Not coincidentally, the first track on Danger is also called "Danger." That's also the first word of the album. And the second, third and fourth. Eventually, the Lijadu sisters vary things a bit by declaring, "You're a dangerous lover." But soon they're back at it, repeating "danger, danger, danger, danger" over and over, like they're afraid you'll forget it.
Popular music is obsessed with iteration, from James Brown's having a funky time and having a funky time and having a funky time; to Van Morrison turning around and turning around and turning around and turning around; to any R&B diva cooing baby, baby, baby, baby, ooooh baby. It's as if pop is so evanescent that it doesn't want its own fleeting moment to end.

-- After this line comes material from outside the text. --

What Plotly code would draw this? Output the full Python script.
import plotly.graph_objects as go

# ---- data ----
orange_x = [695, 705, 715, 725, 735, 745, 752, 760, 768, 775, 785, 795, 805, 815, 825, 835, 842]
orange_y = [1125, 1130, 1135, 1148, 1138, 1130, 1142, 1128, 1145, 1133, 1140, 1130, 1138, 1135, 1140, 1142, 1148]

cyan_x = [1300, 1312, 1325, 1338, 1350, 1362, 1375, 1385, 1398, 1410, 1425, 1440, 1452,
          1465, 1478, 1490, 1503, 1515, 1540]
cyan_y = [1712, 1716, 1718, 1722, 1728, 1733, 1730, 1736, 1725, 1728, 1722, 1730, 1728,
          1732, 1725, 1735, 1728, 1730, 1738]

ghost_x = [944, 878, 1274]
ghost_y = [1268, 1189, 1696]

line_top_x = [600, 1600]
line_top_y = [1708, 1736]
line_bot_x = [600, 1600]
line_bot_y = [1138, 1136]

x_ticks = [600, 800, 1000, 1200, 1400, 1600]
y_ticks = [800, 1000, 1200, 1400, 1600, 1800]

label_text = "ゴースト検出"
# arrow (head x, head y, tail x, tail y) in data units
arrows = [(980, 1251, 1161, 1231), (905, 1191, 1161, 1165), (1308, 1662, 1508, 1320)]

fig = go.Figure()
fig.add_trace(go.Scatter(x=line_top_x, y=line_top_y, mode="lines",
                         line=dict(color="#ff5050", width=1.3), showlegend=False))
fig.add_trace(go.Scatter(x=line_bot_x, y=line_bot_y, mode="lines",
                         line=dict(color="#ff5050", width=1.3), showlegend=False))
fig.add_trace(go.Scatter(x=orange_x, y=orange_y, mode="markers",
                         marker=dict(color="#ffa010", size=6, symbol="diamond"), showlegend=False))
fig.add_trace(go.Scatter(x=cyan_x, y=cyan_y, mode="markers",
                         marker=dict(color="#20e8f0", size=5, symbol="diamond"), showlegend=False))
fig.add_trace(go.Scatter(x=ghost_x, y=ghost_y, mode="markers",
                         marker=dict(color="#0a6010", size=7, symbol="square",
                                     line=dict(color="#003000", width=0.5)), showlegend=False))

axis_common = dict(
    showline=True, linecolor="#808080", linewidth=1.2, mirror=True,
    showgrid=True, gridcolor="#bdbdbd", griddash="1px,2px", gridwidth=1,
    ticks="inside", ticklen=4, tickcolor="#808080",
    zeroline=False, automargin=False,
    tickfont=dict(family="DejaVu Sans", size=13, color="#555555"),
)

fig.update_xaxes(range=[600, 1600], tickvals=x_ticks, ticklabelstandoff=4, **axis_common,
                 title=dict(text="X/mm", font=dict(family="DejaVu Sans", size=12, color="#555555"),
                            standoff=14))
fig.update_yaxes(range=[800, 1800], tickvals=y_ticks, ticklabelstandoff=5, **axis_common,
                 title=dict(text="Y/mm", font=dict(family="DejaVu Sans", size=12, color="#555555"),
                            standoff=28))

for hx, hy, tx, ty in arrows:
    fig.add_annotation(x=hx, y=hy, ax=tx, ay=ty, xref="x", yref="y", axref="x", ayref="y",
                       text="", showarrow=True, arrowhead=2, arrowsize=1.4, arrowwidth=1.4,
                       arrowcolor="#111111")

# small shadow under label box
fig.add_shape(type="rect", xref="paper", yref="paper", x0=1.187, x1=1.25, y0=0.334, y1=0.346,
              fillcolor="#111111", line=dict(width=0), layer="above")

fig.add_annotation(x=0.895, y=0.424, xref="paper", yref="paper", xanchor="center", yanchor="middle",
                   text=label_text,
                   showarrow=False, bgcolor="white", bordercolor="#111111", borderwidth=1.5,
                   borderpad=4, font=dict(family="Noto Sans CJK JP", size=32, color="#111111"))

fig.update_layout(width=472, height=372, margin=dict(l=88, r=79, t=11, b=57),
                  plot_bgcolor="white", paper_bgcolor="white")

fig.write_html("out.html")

It holds on and holds on and holds on, lingering over that one phrase that holds the key to love and life and the ultimate transitory pleasure. Even before the Internet, pop songs were trying to turn themselves into memes.

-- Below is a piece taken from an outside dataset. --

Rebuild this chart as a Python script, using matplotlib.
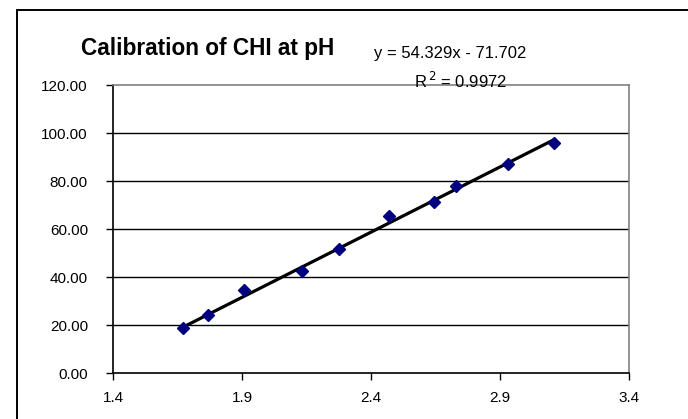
import numpy as np
import matplotlib.pyplot as plt
from matplotlib.patches import Rectangle

plt.rcParams['font.family'] = ['Liberation Sans', 'DejaVu Sans']

# absorbance readings vs pH
ph = [1.670, 1.767, 1.909, 2.134, 2.276, 2.471, 2.645, 2.729, 2.932, 3.110]
chi = [18.75, 24.0, 34.75, 42.4, 51.5, 65.5, 71.3, 77.8, 87.2, 96.0]

# linear trendline
slope = 54.329
intercept = -71.702
r2 = 0.9972

xticks = [1.4, 1.9, 2.4, 2.9, 3.4]
yticks = [0, 20, 40, 60, 80, 100, 120]

W, H = 688, 419
fig = plt.figure(figsize=(W / 100, H / 100), dpi=100)

# chart border (runs off the right and bottom)
fig.add_artist(Rectangle((17 / W, -0.1), 1.2, (H - 10) / H + 0.1,
                         transform=fig.transFigure, fill=False,
                         edgecolor='black', linewidth=1.4, clip_on=False))

ax = fig.add_axes([113 / W, (H - 373) / H, (629 - 113) / W, (373 - 85) / H])

ax.set_xlim(1.4, 3.4)
ax.set_ylim(0, 120)
ax.set_xticks(xticks)
ax.set_xticklabels([f'{t:.1f}' for t in xticks])
ax.set_yticks(yticks)
ax.set_yticklabels([f'{t:.2f}' for t in yticks])
ax.tick_params(direction='out', length=5, width=1, labelsize=11)
ax.tick_params(axis='y', pad=13)
ax.tick_params(axis='x', pad=8)

for y in yticks[1:-1]:
    ax.axhline(y, color='black', linewidth=1, zorder=1)

for side in ['top', 'right']:
    ax.spines[side].set_color('#808080')
    ax.spines[side].set_linewidth(1.2)
for side in ['left', 'bottom']:
    ax.spines[side].set_color('black')
    ax.spines[side].set_linewidth(1.2)

xl = np.array([min(ph), max(ph)])
ax.plot(xl, slope * xl + intercept, color='black', linewidth=2.3, zorder=2)
ax.plot(ph, chi, linestyle='none', marker='D', markersize=6,
        color='#000080', zorder=3)

fig.text(81 / W, 1 - 55 / H, 'Calibration of CHI at pH', fontsize=16.3,
         fontweight='bold', ha='left', va='baseline')
fig.text(450 / W, 1 - 58 / H, f'y = {slope}x - {abs(intercept)}',
         fontsize=12, ha='center', va='baseline')
fig.text(460 / W, 1 - 88 / H, f'R$^{{\\,2}}$ = {r2}',
         fontsize=12, ha='center', va='baseline')

fig.savefig('out.png', dpi=100)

The Lijadu sisters are certainly repetitious, but not exponentially more repetitious than a lot of other pop acts. Yet something about their album made the iterations leap out at me. Part of it, no doubt, is the duo's particular brand of Nigerian funk, which lopes along hypnotically on a single boiling groove, with the lyrics floating on top less to convey meaning than to induce trance. Part of it may be something as simple as their accent. To my American ears, their West African pronunciation makes each word more noticeable and slightly less recognizable; I have to strain a little, and so each phrase hits the consciousness a little more emphatically. Sometimes it takes someone from halfway across the world to show you what your neighbors have been doing all along.

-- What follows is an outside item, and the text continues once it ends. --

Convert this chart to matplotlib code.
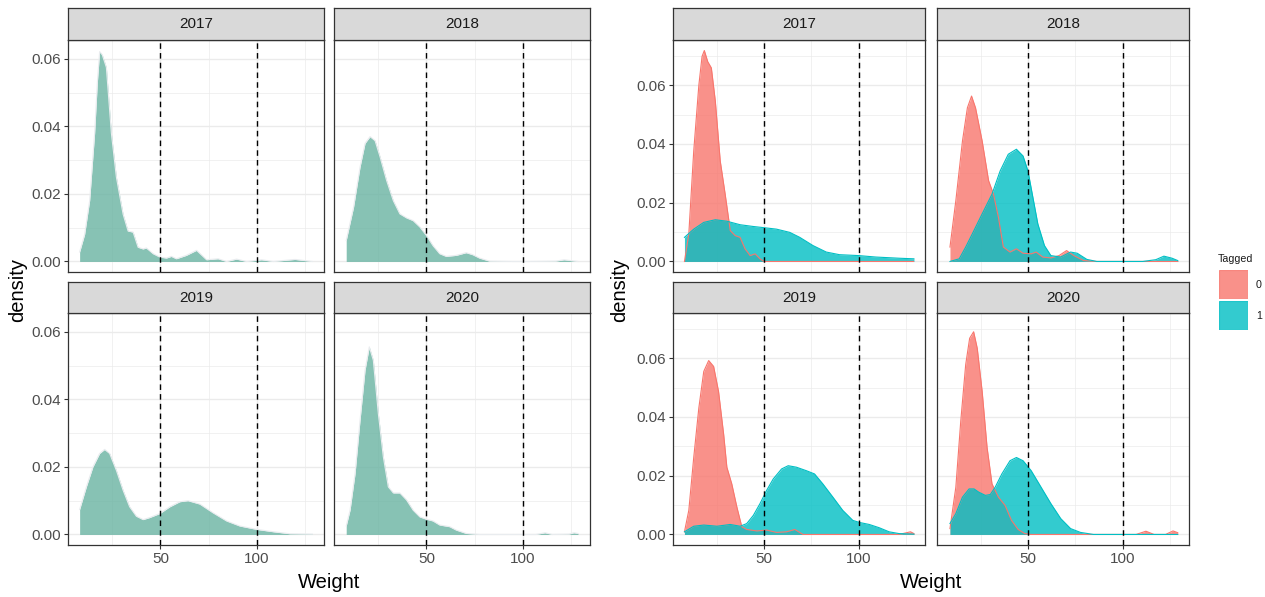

Whatever the reason, though, once you're keyed in to the repetition on Danger, it's hard to hear anything else. This can be a little annoying—you don't really want to be counting the number of times the sisters say "danger." In the Lijadu Sisters’ best tracks, though, the reiterated phrases can actually gain weight as they come up again and then (inevitably) again. On "Life's Gone Down Low" the sisters say the title something like 30 times over the song's five minutes of slow, almost plodding groove. The phrase is a warning of both personal and political danger ("man is headed for the nuclear power".) The repetition and the threat build and build, till the sisters issue their prescription: "so people get together/the only way to be free." "Life's Gone Down Low" turns from a lament to a rallying cry, the same words changing their import under the pressure of multiple re-sayings.
Even more affecting is the seven-minute final track "Lord Have Mercy." If "Life's Gone Down Low" was slow, "Lord Have Mercy" is positively glacial. The sisters draw their phrasing out to such an extent that their voices start to sound distorted. "Lord have mercy, lord have mercy, lord have mercy, hear me crying," they declare, and then start on a litany of misfortune. Mother's dead, father's gone, children starving, lord have mercy, lord have mercy. The electric guitar plays funk phrases off in the distance; incongruous wave effects come and go; and the sisters keep saying "Lord have mercy/lord have mercy/hear me crying/hear me crying." The song isn't clever, but pain and injustice aren't especially clever things. Words can't capture despair, but the same words said repeatedly may get you beyond words, to a place where language empties, and you're left with a mute acknowledgment of sorrow and grace.